Optus and TPG Telecom could be set to team up for their own network-sharing deal if the latter’s with Telstra is unsuccessful, the competition watchdog has said.
Ahead of its decision on TPG’s move to enter a 10-year network sharing deal with Telstra, the Australian Competition and Consumer Commission said there is a “real commercial likelihood” that TPG would join forces with Optus if Telstra deal fails.
Either a network sharing or roaming agreement between TPG and Optus would allow the former to expand its coverage and monetise its spectrum while enabling the latter to earn wholesale revenue from its network infrastructure.
The ACCC has until 2 December to decide on the deal, which was first revealed in February and would give TPG access to 3,700 of Telstra’s mobile network assets.

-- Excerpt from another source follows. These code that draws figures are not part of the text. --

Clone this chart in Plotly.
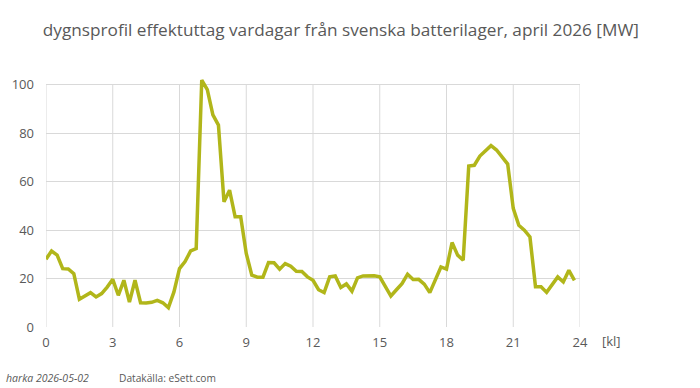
import plotly.graph_objects as go

hours = [i * 0.25 for i in range(96)]
mw = [28, 31.4, 29.7, 24.1, 24, 22, 11.5, 12.7, 14.2, 12.4, 13.8, 16.5,
      19.7, 13.1, 19.3, 10.3, 19.3, 10, 9.9, 10.2, 11, 10, 8, 14.5,
      24.1, 27, 31.4, 32.4, 102, 98, 87.6, 83.4, 51.7, 56.5, 45.5, 45.5,
      30.4, 21.4, 20.6, 20.6, 26.6, 26.5, 23.9, 26.2, 25.1, 23, 22.9, 20.7,
      19.3, 15.4, 14.2, 20.7, 21.1, 16.3, 17.8, 14.8, 20.3, 21.1, 21.1, 21.2,
      20.7, 16.6, 12.8, 15.4, 17.9, 21.8, 19.6, 19.7, 17.7, 14.2, 19.3, 24.8,
      23.9, 34.9, 29.7, 27.6, 66.5, 66.8, 70.6, 72.8, 74.9, 73.1, 70.3, 67.3,
      49, 42, 40, 37.2, 16.6, 16.6, 14.3, 17.7, 20.7, 18.6, 23.4, 19.3]
x_ticks = [0, 3, 6, 9, 12, 15, 18, 21, 24]
y_ticks = [0, 20, 40, 60, 80, 100]

title = "dygnsprofil effektuttag vardagar från svenska batterilager, april 2026 [MW]"
grey = "#595959"
grid = "#d9d9d9"
font = "Open Sans"

fig = go.Figure()
fig.add_trace(go.Scatter(x=hours, y=mw, mode="lines",
                         line=dict(color="#b1b61a", width=3.5),
                         hoverinfo="x+y"))

shapes = [dict(type="line", xref="x", yref="y", x0=t, x1=t, y0=0, y1=100,
               line=dict(color=grid, width=1), layer="below") for t in x_ticks]

fig.update_layout(
    width=700, height=388,
    margin=dict(l=46, r=120, t=74, b=61),
    paper_bgcolor="white", plot_bgcolor="white",
    showlegend=False,
    font=dict(family=font, color=grey, size=12),
    title=dict(text=title, x=0.487, xref="container", xanchor="center",
               y=0.923, yref="container", yanchor="middle",
               font=dict(family=font, size=17.2, color=grey)),
    xaxis=dict(range=[0, 24], tickvals=x_ticks, ticktext=[str(t) for t in x_ticks],
               showgrid=False, zeroline=False, showline=False, ticks="",
               ticklabelstandoff=6,
               tickfont=dict(size=13, color=grey), fixedrange=True),
    yaxis=dict(range=[0, 104.5], tickvals=y_ticks, ticktext=[str(t) for t in y_ticks],
               showgrid=True, gridcolor=grid, gridwidth=1, zeroline=False,
               showline=False, ticks="", ticklabelstandoff=11,
               tickfont=dict(size=13, color=grey), fixedrange=True),
    shapes=shapes,
    annotations=[
        dict(text="[kl]", xref="paper", yref="paper", x=1.0, y=0, xshift=20,
             yshift=-14, xanchor="left", yanchor="middle", showarrow=False,
             font=dict(size=13, color=grey)),
        dict(text="<i>harka 2026-05-02</i>", xref="paper", yref="paper", x=0, y=0,
             xshift=-42, yshift=-51, xanchor="left", yanchor="middle", showarrow=False,
             font=dict(size=10.5, color=grey)),
        dict(text="Datakälla: eSett.com", xref="paper", yref="paper", x=0, y=0,
             xshift=71, yshift=-51, xanchor="left", yanchor="middle", showarrow=False,
             font=dict(size=10.2, color=grey)),
    ],
)

fig.write_html("out.html")
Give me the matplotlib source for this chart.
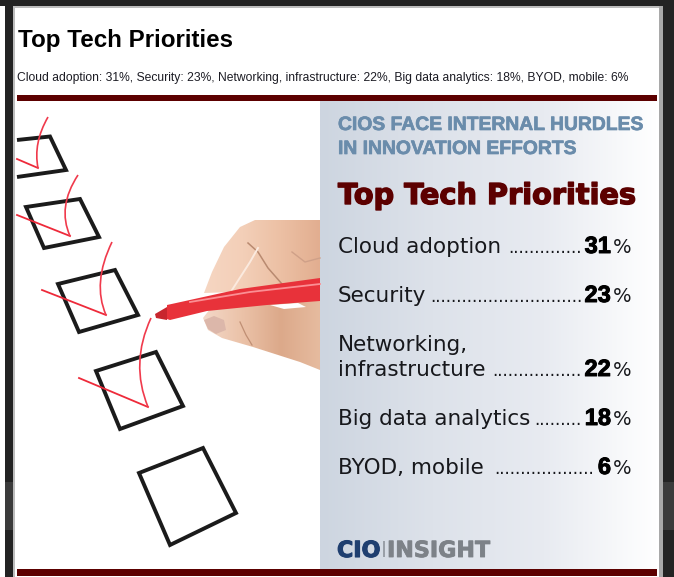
import numpy as np
import matplotlib
matplotlib.use('Agg')
import matplotlib.pyplot as plt
import matplotlib.patheffects as pe
from matplotlib.colors import LinearSegmentedColormap
from matplotlib.patches import Polygon, Rectangle, PathPatch
from matplotlib.path import Path

# chart data
categories = ['Cloud adoption', 'Security', 'Networking,\ninfrastructure', 'Big data analytics', 'BYOD, mobile']
short_names = ['Cloud adoption', 'Security', 'Networking, infrastructure', 'Big data analytics', 'BYOD, mobile']
values = [31, 23, 22, 18, 6]
leaders = [14, 29, 17, 9, 19]
baselines = [253, 302, 376, 425, 474]

title = 'Top Tech Priorities'
headline = ['CIOS FACE INTERNAL HURDLES', 'IN INNOVATION EFFORTS']

dark_red = '#5c0000'
ink = '#17181c'
sans = 'Liberation Sans'
wide = 'DejaVu Sans'

fig = plt.figure(figsize=(6.74, 5.77), dpi=100, facecolor='white')
ax = fig.add_axes([0, 0, 1, 1])


def rect(x0, y0, x1, y1, color, z=1):
    ax.add_patch(Rectangle((x0, y0), x1 - x0, y1 - y0, color=color, lw=0, zorder=z))


def shaded(pts, colors, z=3):
    # polygon filled with a left to right gradient
    pts = np.array(pts)
    patch = Polygon(pts, transform=ax.transData, fill=False, lw=0)
    ax.add_patch(patch)
    cm = LinearSegmentedColormap.from_list('skin', colors)
    im = ax.imshow(np.linspace(0, 1, 128).reshape(1, -1), cmap=cm, aspect='auto', zorder=z,
                   extent=(pts[:, 0].min(), pts[:, 0].max(), pts[:, 1].max(), pts[:, 1].min()))
    im.set_clip_path(patch)


# page frame
rect(5, 0, 13, 577, '#232323')
rect(0, 0, 674, 6, '#232323')
rect(663, 0, 674, 577, '#232323')
rect(5, 482, 13, 530, '#3b3b3b', 1.5)
rect(663, 482, 674, 530, '#3b3b3b', 1.5)
rect(13, 6, 663, 8, '#bdbdbd')
rect(13, 6, 15, 577, '#bdbdbd')
rect(659, 6, 663, 577, '#a9a9a9')

# heading above the graphic
ax.text(18, 47, title, family=sans, weight='bold', fontsize=17.4, color='black')
summary = ', '.join(f'{n}: {v}%' for n, v in zip(short_names, values))
ax.text(17, 81, summary, family=sans, fontsize=8.7, color='#1c1c24')

# panel with its gradient
cmap = LinearSegmentedColormap.from_list('panel', ['#cdd5e0', '#dde2ea', '#e8ebf1', '#ffffff'])
grad = np.linspace(0, 1, 256).reshape(1, -1)
ax.imshow(grad, cmap=cmap, extent=(320, 657, 569, 101), aspect='auto', zorder=2)

rect(17, 95, 657, 101, dark_red, 3)
rect(17, 569, 657, 576, dark_red, 3)

# check boxes
boxes = [
    ([(17, 140), (50, 136.5), (66, 170), (17, 177)], False),
    ([(26, 207), (80, 199), (99, 237), (44, 248)], True),
    ([(58, 284), (115, 270), (138, 315), (79, 332)], True),
    ([(96, 371), (156, 352), (183, 406), (120, 429)], True),
    ([(139, 473), (203, 448), (236, 513), (170, 545)], True),
]
for pts, closed in boxes:
    ax.add_patch(Polygon(pts, closed=closed, fill=False, ec='#1b1b1b', lw=2.8, joinstyle='miter', zorder=3))

# red tick marks
ticks = [
    ((17, 159), (38, 168), (33, 143), (48, 117)),
    ((17, 215), (70, 236), (57, 207), (78, 175)),
    ((42, 290), (106, 315), (92, 283), (112, 242)),
    ((79, 378), (148, 407), (130, 363), (151, 318)),
]
for start, corner, ctrl, end in ticks:
    ax.plot([start[0], corner[0]], [start[1], corner[1]], color='#ee2a3a', lw=1.3, zorder=4)
    path = Path([corner, ctrl, end], [Path.MOVETO, Path.CURVE3, Path.CURVE3])
    ax.add_patch(PathPatch(path, fill=False, ec='#f03a4c', lw=1.2, zorder=4))

# hand and marker
shaded([(204, 293), (212, 272), (224, 247), (240, 227), (255, 220), (320, 220), (320, 282), (235, 292)],
       ['#f6d6c2', '#f3cfb8', '#ecc0a4', '#e2ae90'])
shaded([(203, 318), (210, 309), (267, 304), (320, 298), (320, 370), (300, 362), (253, 347), (222, 338), (208, 330)],
       ['#f3d8c8', '#ebc2a8', '#dca98a', '#e6bb9f'])
ax.add_patch(Polygon([(270, 305), (298, 303), (306, 307), (284, 309)], color='white', lw=0, zorder=4))
ax.plot([248, 258, 268, 282], [243, 252, 268, 284], color='#b98a70', lw=1.1, zorder=4)
ax.plot([232, 250, 258], [290, 262, 248], color='#fbeadf', lw=1.4, zorder=4)
ax.plot([292, 305, 320], [252, 262, 258], color='#cfa088', lw=1.0, zorder=4)
ax.plot([240, 246, 252], [322, 335, 345], color='#c08f74', lw=0.9, zorder=4)
ax.add_patch(Polygon([(204, 320), (214, 316), (224, 320), (226, 330), (216, 334), (208, 329)],
                     color='#dcb7aa', lw=0, zorder=4))
ax.add_patch(Polygon([(167, 305), (240, 289), (320, 278), (320, 301), (267, 305), (207, 311), (170, 320), (167, 319)],
                     color='#e8323a', lw=0, zorder=5))
ax.add_patch(Polygon([(155, 314), (167, 307), (167, 320), (156, 318)], color='#c8262e', lw=0, zorder=5))
ax.plot([190, 250, 320], [302, 292, 284], color='#fb8f94', lw=1.3, zorder=6)

# panel text
for i, line in enumerate(headline):
    ax.text(338, 130 + 24 * i, line, family=sans, weight='bold', fontsize=13.9, color='#6a8cab', zorder=6,
            path_effects=[pe.withStroke(linewidth=0.5, foreground='#6a8cab')])

ax.text(338, 204, title, family=wide, weight='bold', fontsize=20.7, color=dark_red, zorder=6,
        path_effects=[pe.withStroke(linewidth=1.0, foreground=dark_red)])

for name, value, dots, y in zip(categories, values, leaders, baselines):
    lines = name.split('\n')
    if len(lines) > 1:
        ax.text(338, y - 25, lines[0], family=wide, fontsize=15.5, color=ink, zorder=6)
    ax.text(338, y, lines[-1], family=wide, fontsize=15.5, color=ink, zorder=6)
    ax.text(631, y, '%', family=wide, fontsize=14, color=ink, ha='right', zorder=6)
    ax.text(611, y, str(value), family=sans, weight='bold', fontsize=17, color='black', ha='right', zorder=6,
            path_effects=[pe.withStroke(linewidth=0.7, foreground='black')])
    right = 582 if value > 6 else 594
    ax.text(right, y, '.' * dots, family=wide, fontsize=12, color=ink, ha='right', zorder=6)

# logo
ax.text(337, 557, 'CIO', family=wide, weight='bold', fontsize=16, color='#1f3f70', zorder=6,
        path_effects=[pe.withStroke(linewidth=0.8, foreground='#1f3f70')])
rect(383, 541, 385, 557, '#9aa0a8', 6)
ax.text(387, 557, 'INSIGHT', family=wide, weight='bold', fontsize=16, color='#7d8288', zorder=6,
        path_effects=[pe.withStroke(linewidth=0.6, foreground='#7d8288')])

ax.set_xlim(0, 674)
ax.set_ylim(577, 0)
ax.axis('off')

fig.savefig('out.png', dpi=100, facecolor=fig.get_facecolor())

As a result of the multi-operator core network (MCON), which could be extended by a further decade, TPG will decommission around 725 mobile sites it currently operates within Telstra's coverage area.
Meanwhile, Telstra will obtain access to and deploy infrastructure on up to 169 of TPG Telecom’s existing mobile sites as well as some of its existing 4G and 5G spectrum in regional areas.
In its Statement of Preliminary Views, the ACCC also accepted Optus’ key argument against the proposal, namely that the telco would be disincentivised to invest in regional Australia.
The ACCC said concerns had also been raised that this, in turn, would curtail investment by Telstra in regional areas.
However, the governing body said it needed consider the extent to which the proposal is likely to incentivise Optus to accelerate its infrastructure investments in response to “the stronger service offering Telstra and TPG”.
This would likely see Optus investing in mobile sites in the Telstra-TPG ‘regional coverage zone’, in where roughly 17 per cent of the Australian population resides. This would be to mitigate the speed advantage Telstra obtains from having access to contiguous mid band spectrum, the ACCC said.
On the other hand, Optus may decelerate its infrastructure investments due to a worsening of the business case for future investments, the ACCC said. Optus itself is expecting a negative impact on its revenue if the network-sharing deal is successful.
The ACCC added that it was “concerned that [the deal] may lessen future competitive constraints on Telstra”.
In its response to shareholders, TPG noted that the ACCC said the telecommunications provider “will likely be able to immediately offer an improved product to customers who value better regional network coverage, therefore enabling it to better compete for customers it does not currently serve”.
“If approved, the arrangement will be a win for regional Australia, drive significant growth in our customer base in regional and metropolitan areas, and provide significant value for TPG Telecom shareholders,” TPG’s statement added.
The ACCC is now calling for further submissions before a decision is made.